For his pains – and even his detractors could hardly accuse the man of not backing up his words with action – Redford is hammered for being earnest or worthy, impatient, arrogant, humourless, a control freak and so on. One of the biggest and legitimate complaints against him is that he is always late. He once kept a Sunday Times journalist waiting seven hours, after she had made the epic trek to Sundance. Paul Newman, his co-star on Butch… and The Sting, presented him with a needlepoint runner stitched by Joanne Woodward (Mrs Newman) that read: “Punctuality is the courtesy of kings.”
This was a revealing rebuke since it suggests – something one can glean from the early cuts when the actor was a bit more forthcoming – that Redford’s early chippiness about being born on the wrong side of the tracks has prompted grandstanding posturising to demonstrate that he’s as important, if not more so, than the Hollywood royalty he had joined.

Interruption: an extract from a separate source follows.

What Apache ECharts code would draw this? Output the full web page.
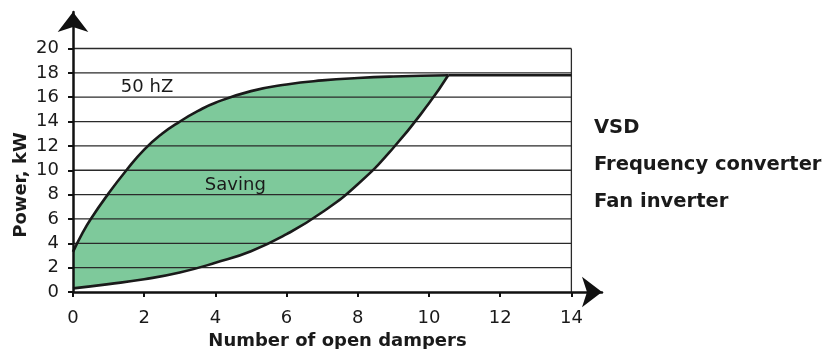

Newman, who is a friend, was gently trying to point out that such behaviour is not classy.
I would have liked to have asked Redford about his punctuality problem, but our interview, of course, was cut short by his late arrival. However, I should add here, it was the star himself who dared to defy the publicity martinets by insisting that he make up the extra 15 minutes in his own lunch hour. This was gracious of him and also provoked an unexpected conspiratorial mirth between the interviewer and interviewee. “I’m here to serve,” he kept saying plaintively, and moaned that, “They have me jammed to the gills.”
Redford describes himself as coming from “a lower-working-class family. My dad was a milkman and supported us with no money. We didn’t have anything. I grew up in a Mexican neighbourhood [Santa Monica, 12 miles from Hollywood, known as “the home of the homeless”] where you had to provide your own entertainment. I was blessed that I was athletic and so could do sports.”